With the budget of the National Institutes of Health (NIH) also on the rise (see page 134), there is much for bench researchers to celebrate. But the new philanthropists have done more than simply increase the resources available for biomedical research. They have also provided an alternative to the bureaucracy associated with traditional grant applications. Rather than asking researchers to fill in forms running to 25 pages or more, and subjecting these to careful, but cumbersome, peer review, some philanthropists have adopted an aggressive strategy of picking potential winners. For the researchers singled out, the experience is liberating. The treadmill of chasing federal research dollars is replaced by a refreshing focus on producing results.

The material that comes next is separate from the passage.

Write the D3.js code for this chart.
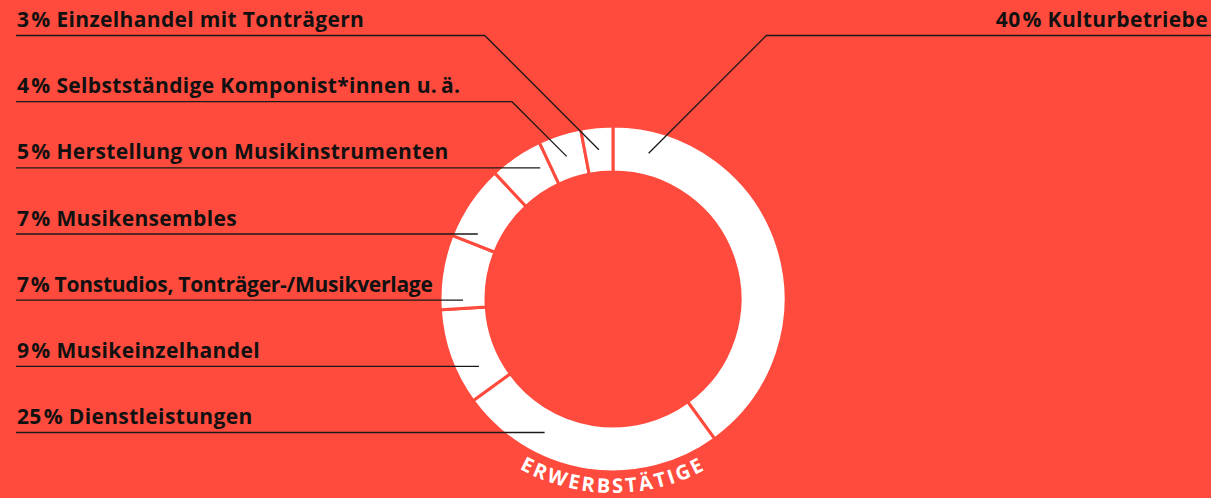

It would be foolish to suggest that the NIH should abandon its traditional 'study sections', through which peer-review panels consider the merits of competing proposals. This system may be conservative and slow, but it is the most accountable way of ensuring quality control that we know. In a period of long-term budget growth, however, the NIH should consider whether some of its riches might be distributed using similar methods to those adopted by the new philanthropies.

There is otherwise a danger that the NIH will find itself becoming the second port of call for the most talented biomedical researchers. The HHMI supports only around 350 investigators, but these individuals account for a disproportionate number of the most highly cited papers. And if one of Silicon Valley's multimillionaires is prepared to give you hundreds of thousands of dollars to pursue a novel line of research, why bother waiting around for NIH funding?

There is also the long-term health of US biomedicine to consider. The NIH could argue that established foundations and the new philanthropies are already ensuring a diversity of modes of funding. But philanthropists can take away, as well as give. High-tech companies are already feeling the chill winds of an economic slowdown. And as their founders begin to feel the pinch, there can be no guarantee that they will continue pouring money into biomedical research labs.

In rising to this challenge, the NIH does not even have to invent a model of federal research funding. It could simply follow the example of the Defense Advanced Research Projects Agency (DARPA). This body hires temporary programme managers from academia, and gives them almost complete freedom to fund innovative, high-risk projects. Despite its lack of obvious accountability, Congress tolerates this model because DARPA contributes to national security. Do the potential gains for human health not justify spending a few hundred million dollars of the NIH's budget in a similar way?